We certainly haven't met any ROI [return on investment] goal on this so far. It's still early in the process, and our investment still outweighs the kind of benefits that have been returned. But as I said, it doesn't take much calculating if you're reaching out to citizens and you think they may have two, three, four, five, six, seven different engagements with different agencies or services in North Carolina -- and you have 8 million citizens -- to see the difference between 8 million passwords and 40 million passwords.
We clearly believe there's an absolute cost benefit in that. Plus you're delivering better service. You're not even counting the benefit of better security, better passwords management, better arrangement, better termination processes, better initiation processes. Those are sort of obvious. They're soft. It's hard to measure them, but it doesn't take much to get to the point where you believe it will be worth a lot.

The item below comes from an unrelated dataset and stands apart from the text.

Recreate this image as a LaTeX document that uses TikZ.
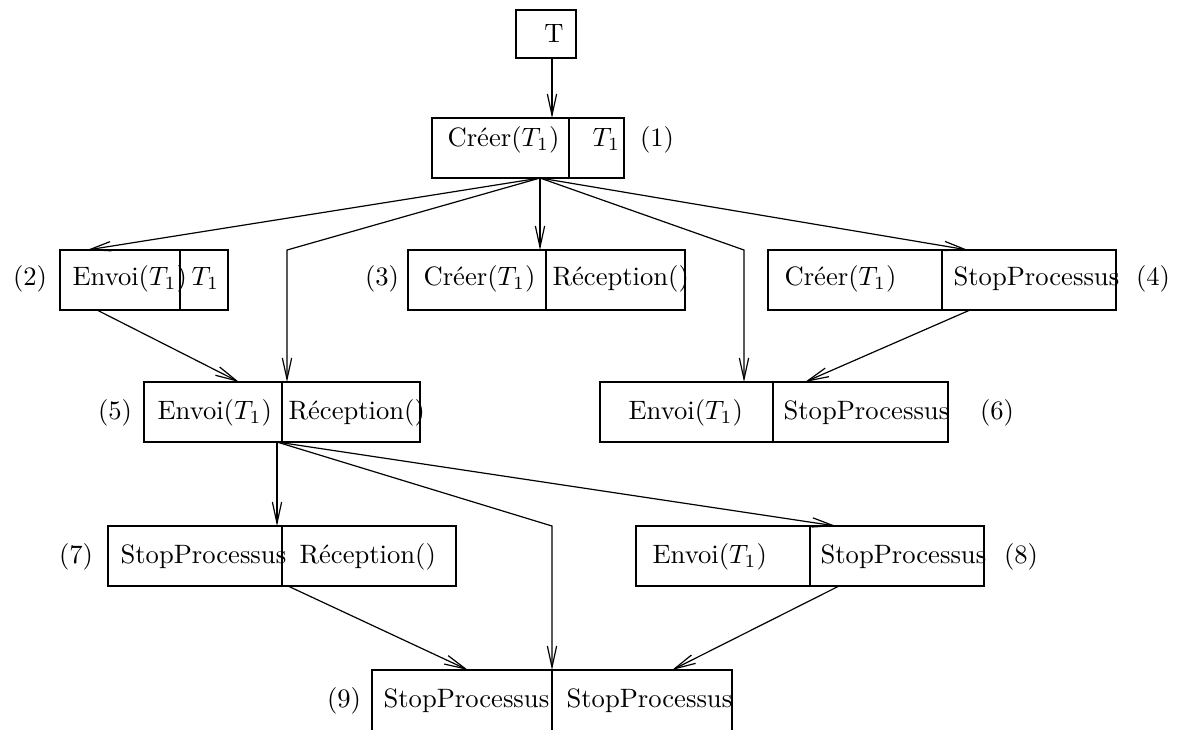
\documentclass[tikz,border=0pt]{standalone}
\usetikzlibrary{arrows.meta,calc,fit}

\begin{document}
\begin{tikzpicture}[
    x=0.376pt, y=-0.376pt, % one unit per pixel, y going down
    line width=0.45pt,
    box/.style={draw, inner sep=0pt, outer sep=0pt},
    txt/.style={anchor=base west, inner sep=0pt},
    num/.style={anchor=base, inner sep=0pt},
    arr/.style={-{Straight Barb[length=8pt,width=3.5pt]}}
]

\useasboundingbox (0,0) rectangle (1189,729);

% T
\node[box, fit={(516,10) (576,58)}] (t) {};
\node[num] (tt) at (554,42) {T};

% Box (1)
\node[box, fit={(432,118) (624,178)}] (b1) {};
\draw (b1.north west) ++(137,0) -- ++(0,60);
\node[txt] (b1a) at (447,146) {Créer($T_1$)};
\node[txt] (b1b) at (592,146) {$T_1$};
\node[num] (n1) at (657,146) {(1)};

% Box (2)
\node[box, fit={(60,250) (228,310)}] (b2) {};
\draw (b2.north west) ++(120,0) -- ++(0,60);
\node[txt] (b2a) at (72,285) {Envoi($T_1$)};
\node[txt] (b2b) at (191,285) {$T_1$};
\node[num] (n2) at (30,285) {(2)};

% Box (3)
\node[box, fit={(408,250) (685,310)}] (b3) {};
\draw (b3.north west) ++(138,0) -- ++(0,60);
\node[txt] (b3a) at (423,285) {Créer($T_1$)};
\node[txt] (b3b) at (552,285) {Réception()};
\node[num] (n3) at (382,285) {(3)};

% Box (4)
\node[box, fit={(768,250) (1116,310)}] (b4) {};
\draw (b4.north west) ++(174,0) -- ++(0,60);
\node[txt] (b4a) at (784,285) {Créer($T_1$)};
\node[txt] (b4b) at (953,285) {StopProcessus};
\node[num] (n4) at (1153,285) {(4)};

% Box (5)
\node[box, fit={(144,382) (420,442)}] (b5) {};
\draw (b5.north west) ++(138,0) -- ++(0,60);
\node[txt] (b5a) at (157,419) {Envoi($T_1$)};
\node[txt] (b5b) at (288,419) {Réception()};
\node[num] (n5) at (115,419) {(5)};

% Box (6)
\node[box, fit={(600,382) (948,442)}] (b6) {};
\draw (b6.north west) ++(173,0) -- ++(0,60);
\node[txt] (b6a) at (628,419) {Envoi($T_1$)};
\node[txt] (b6b) at (783,419) {StopProcessus};
\node[num] (n6) at (997,419) {(6)};

% Box (7)
\node[box, fit={(108,526) (456,586)}] (b7) {};
\draw (b7.north west) ++(174,0) -- ++(0,60);
\node[txt] (b7a) at (120,563) {StopProcessus};
\node[txt] (b7b) at (299,563) {Réception()};
\node[num] (n7) at (76,563) {(7)};

% Box (8)
\node[box, fit={(636,526) (984,586)}] (b8) {};
\draw (b8.north west) ++(174,0) -- ++(0,60);
\node[txt] (b8a) at (652,563) {Envoi($T_1$)};
\node[txt] (b8b) at (820,563) {StopProcessus};
\node[num] (n8) at (1021,563) {(8)};

% Box (9), cut by the page edge
\node[box, fit={(372,670) (732,790)}] (b9) {};
\draw (b9.north west) ++(180,0) -- ++(0,120);
\node[txt] (b9a) at (383,707) {StopProcessus};
\node[txt] (b9b) at (566,707) {StopProcessus};
\node[num] (n9) at (344,707) {(9)};

% connectors
\coordinate (o1) at ($(b1.south west)+(108,0)$);
\coordinate (o5) at ($(b5.south west)+(133,0)$);
\coordinate (k5) at (287,250);
\coordinate (k6) at (744,250);
\coordinate (k9) at (552,526);

\draw[arr] ($(t.south west)+(36,0)$) -- ($(b1.north west)+(120,0)$);
\draw[arr] (o1) -- ($(b2.north west)+(27,0)$);
\draw[arr] (o1) -- (k5) -- ($(b5.north west)+(143,0)$);
\draw[arr] (o1) -- ($(b3.north west)+(132,0)$);
\draw[arr] (o1) -- (k6) -- ($(b6.north west)+(144,0)$);
\draw[arr] (o1) -- ($(b4.north west)+(200,0)$);
\draw[arr] ($(b2.south west)+(37,0)$) -- ($(b5.north west)+(95,0)$);
\draw[arr] ($(b4.south west)+(202,0)$) -- ($(b6.north west)+(205,0)$);
\draw[arr] (o5) -- ($(b7.north west)+(169,0)$);
\draw[arr] (o5) -- (k9) -- ($(b9.north west)+(180,0)$);
\draw[arr] (o5) -- ($(b8.north west)+(200,0)$);
\draw[arr] ($(b7.south west)+(180,0)$) -- ($(b9.north west)+(96,0)$);
\draw[arr] ($(b8.south west)+(203,0)$) -- ($(b9.north west)+(300,0)$);

\end{tikzpicture}
\end{document}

We still haven't talked about the convenience to the citizen. Government, it seems to me, tends to cut these folks up in awful little chunks. We don't treat them as individuals. Have you ever been to a company talking about a product focus versus a customer focus? Have you watched what the telephone companies have been doing the last five years? Everything was a separate bill. You were a different customer for each product they sold. Now they're trying to be really focused -- you're their customer, and through that mechanism, they give you lots of products.
The analogy is perfect. The government is the same way. We have lots of services and products that we need to, or we're required to, or we should be providing to our citizens. But we need to be customer focused, not product focused. This alone, along with the portal capability, could be the point where we begin to pull those things together.
That's the reason we think this is worth committing to, and the reason we're using both money and political capital to try and move forward -- even though it's a little difficult.